Transportation Secretary Pete Buttigieg said Sunday that more federal aid is needed to help airlines avoid massive furloughs as the industry continues to reel from the pandemic, but wouldn’t say whether the Biden administration had committed to negotiating for its inclusion in a $1.9 trillion Covid relief plan.
Buttigieg skirted the issue when he was asked on ABC’s “This Week” if it would be a “mistake” not to use the relief bill as a vehicle for extending payroll support of airlines.
“Look, that’s part of the conversation going on in the administration and with Congress over a package that has many different elements,” he said. “But I can tell you, this ask from the aviation sector is being taken very seriously.”
Federal payroll support for airlines is set to expire at the end of next month. Airlines such as American and United already have warned that they will have to furlough tens of thousands of employees without further federal assistance. Union groups representing aviation workers have asked Congress to provide another $15 billion to extend payroll support through the end of September.
Buttigieg noted that there was “a lot of concern” among airline workers and air carriers and that the administration had been speaking with Congress and wanted to make sure airlines were “supported” in the next relief package.
"That we need to do and get right,” he said without elaborating on what that support might look like.
More broadly, Buttigieg also expressed optimism about working with Congress to find ways to pay for an infrastructure package and noted the bipartisan “gathering and growing momentum” for finding a sustainable way of paying for major projects.
Buttigieg, who has backed away from proposals to increase the federal gas tax to fund such investments, said the economic urgency of issue and the “interest rate environment” made it an opportune time to pass such a plan.
“Again, it’s not going to be easy,” Buttigieg said. “We know what we’re up against as a country. But I’m absolutely thrilled to be in the seat doing the work with the Biden-Harris administration that is serious about making infrastructure happen.”
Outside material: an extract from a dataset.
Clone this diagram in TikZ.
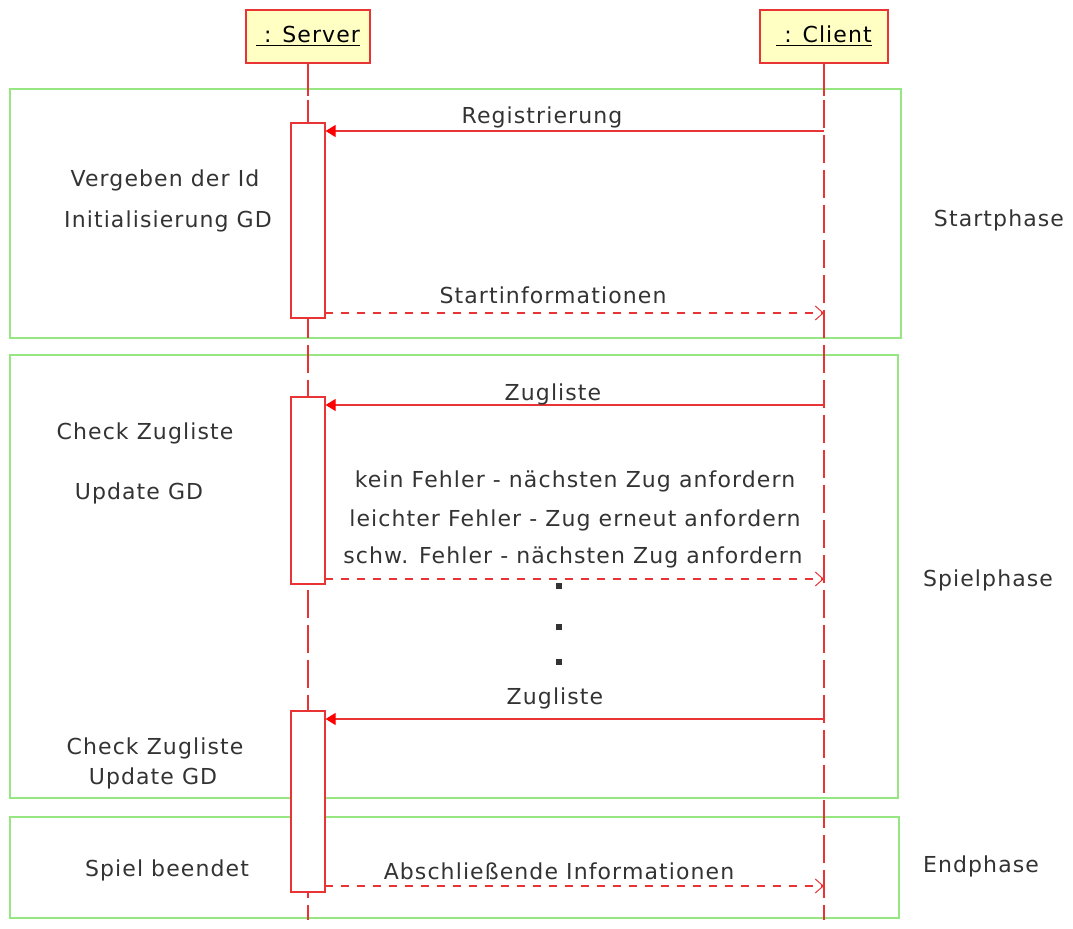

Still, bipartisan support for infrastructure hasn’t often translated to action in recent years. Over the past decade, talks over ambitious infrastructure proposals from the Obama and Trump administrations have crumbled or failed to launch. The Biden administration has the additional challenge of having to work with a Congress that is even more polarized following the Jan. 6 Capitol riot and ahead of a Senate impeachment trial for former President Donald Trump.
Mississippi Republican Roger Wicker, the outgoing chair of a Senate panel with jurisdiction over transportation who followed Buttigieg on “This Week,” indicated the partisan divide could drag down infrastructure discussions. But he said he was willing to work with Buttigieg and had a call with him when he was first nominated about work that they wanted to do on roads, bridges, passenger rail and Amtrak.
“I would a whole lot rather be working with him this week on that sort of thing — maybe on a plan like his Republican governor in Indiana was able to get done on a bipartisan basis to pay for a major infrastructure piece of legislation — rather than going into a really meaningless, messaging partisan exercise like impeachment.”